For the longest time, violence towards women in Sierra Leone was seen as a cultural phenomenon, and justified as such. It presupposes that women are the weaker sex and subject to the will of men. Also there is the issue of culture that sees women as men’s property and subject to their discipline. This religious-cultural practice was at its peak during the warring years, when it was realised that the role GBV played during the war resulted to over a quarter of a million of our women and girls subjected to sexual and other acts of violence against their persons. It put Sierra Leone in the unenviable position of having three out of every five women having been so violated in their lifetime here.

This medium is calling on all men, including the First Gentleman of the nation, President Bio, to take the lead on this. As our the head of our nation, we expect you to take the lead in this matter as we can safely assume that those of the law and health professions we were expecting to do so form part of the problem. There cannot be sacred cows when it comes to violence against women.

Since these people are handpicked by you based on your very vast powers of appointment, you must assume the lead here and make a strictly deterrent move of not only firing the officers and health ministry officials as mentioned above but seeing that they face public scrutiny through the courts. Sir, would you feel comfortable having such men around the First Lady? Would you consider her safe to argue with such men? Now imagine our First Lady in the positions of the above women and being assaulted by these men. Now articulate such feelings in legal terms; and there lies part of the solution.

Also, First Lady Fatima Bio and other women of note in our public space should not let this rest, as it would fly in the face of every bit of advocacy aimed at bringing such occurrences to a halt (we cannot accept a negligible level, which is a defeatist mentality). Of all the advocacies by the First Lady aimed at protecting our women and girls, here is a chance to set a great deterrence example.

While the first young lady settled by allegedly accepting money (reportedly Le. 150,000 from Biggie’s compatriot named Keliche/KC), maybe she could be forgiven because of her level of attainment and current hardship; although her case can still be picked up by the state.

However, we don’t expect the IPAM student and lady doctor to drop such a case. Your continued silence and inaction will add to the problem faced by thousands of your sisters and daughters on a daily basis.

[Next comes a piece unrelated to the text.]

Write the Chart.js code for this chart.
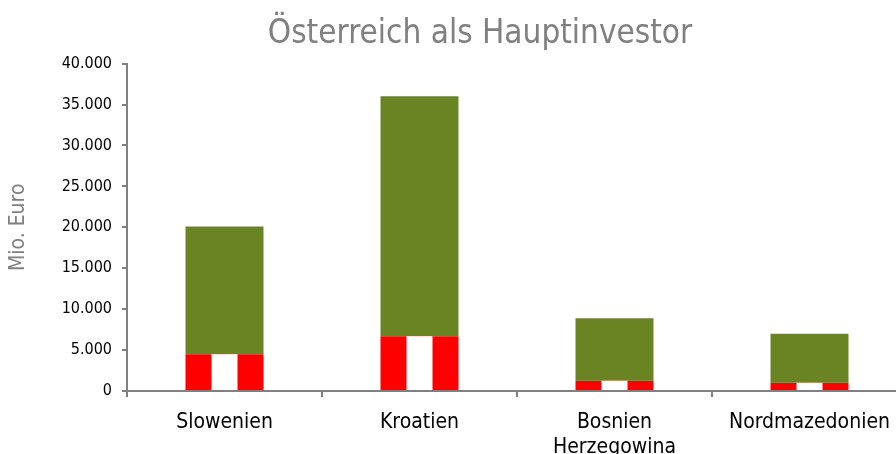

You must see these cases through to their logical ends that the above men be made to own up to their collective actions.

The public is here called upon not to let such cases be swept under the rug. We have a duty as society to always speak and take action against gender based violence. For a very long time the focus in the fight considered the penetration or sexual aspect, while the physical assault aspect was treated with kid’s gloves in acknowledgement of our very violent way of settling disputes.

Professional men and women should know that there are moral and ethical expectations that you are supposed to uphold. No one under or above you at work is your child. It is not your job to assault anyone. Our womenfolk should feel especially safe around you because of the level of maturity and understanding your educational training is expected to add to you, even if you come from a culture where such actions are not viewed in the main as wrong and can be easily justified.

Our women are not our children. They are our equal partners in all areas of development: home, community, nation and world. There is nothing weak or weaker about women, and they are not subject to anyone save God. Even their religious or spiritual role in the home is one of an equal partner to men in the cause of God’s work. We cannot continue to so humiliate the mothers of our nation without expecting it to get worse with successive generations if it is not addressed.

Far from needing 16 days of activism to raise awareness on gender and sexual violence, we need a 365 day, all and everyday awareness campaign that actively deals with each case as it comes up.